Before You Sign on the Dotted Line
Filed under Best Practices
Deciding to buy a franchise is a life-changing decision. Once you’ve determined that franchising suits your personality and business aspirations, identified the right franchise, done your math, attended the initial training and, perhaps, paid an initial deposit, you’ll be asked to sign a Franchise Agreement.
Typically, this agreement can run 40 or 50 pages, and be daunting to read if you’re unfamiliar with commercial contracts. The very nature of a franchise business structure means that the agreement will be fairly complex. And, since the average length of a franchise contract is 10 years, be aware that this document provides the framework for your business life for the foreseeable future!
Franchisors, particularly established ones, are seldom willing to change or negotiate the terms of their standard Franchise Agreement since they want to maintain uniformity across their entire franchise system. All the more reason that it’s essential for you to understand what you are being asked to sign.As a businessperson, once you’ve signed an agreement, you’ll be hard-pressed to persuade a court later that the terms were unfair or sufficiently unreasonable to be void. You’ll be stuck with it!
For that reason, I strongly urge you to seek legal advice from an attorney who specializes in franchise law.

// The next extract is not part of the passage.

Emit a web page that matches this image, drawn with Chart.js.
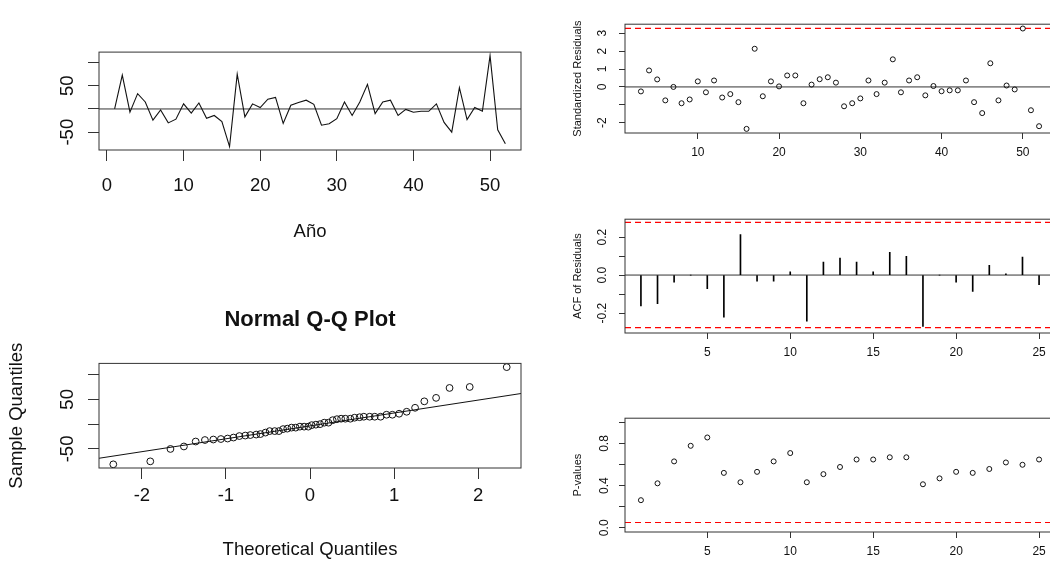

Key objectives during your review of the contract include establishing the true cost of the franchise including ongoing royalties, advertising and other applicable charges. You need to understand exactly what location and territorial rights you’ve been granted and whether they are exclusive to you? What property and equipment is required? What your obligations are, and those of the franchisor, relating to the ongoing operation of the franchise?
Often the most complex area relates to renewal and termination of the franchise. Are you granted an automatic right of renewal beyond the initial specified term of the franchise? If so, what is the renewal fee? Can you sell your franchise to someone else? If so, you will usually need to give the franchisor first option and/or a right of veto over the acceptability of any proposed transferee, often coupled with the payment of a percentage fee.
What are the consequences of an early termination on your part if you want or need to get out prematurely? There will usually be a minimum period with forfeiture of the franchise fee and, possibly, other financial penalties and compensation. What if you are in breach of contract? What circumstances would lead to an automatic termination? Are you given a period in which to remedy your breach?
It’s also useful to ask yourself some “what if?” scenarios. What if you died or were seriously ill? What if you failed to meet your sales targets? What if you wanted to sell product outside of your territory? What if a customer sued you for faulty products?
If you cannot answer all of your what ifs, I strongly urge you to seek more advice. Don’t be afraid to ask the franchisor these questions. But don’t expect an entirely impartial response.
While most established franchisors are honest and reputable, it’s still important for you to be vigilant and thoroughly understand the terms that you’re agreeing to.
In franchising, as in every other financial transaction, “buyer beware” is advice well taken.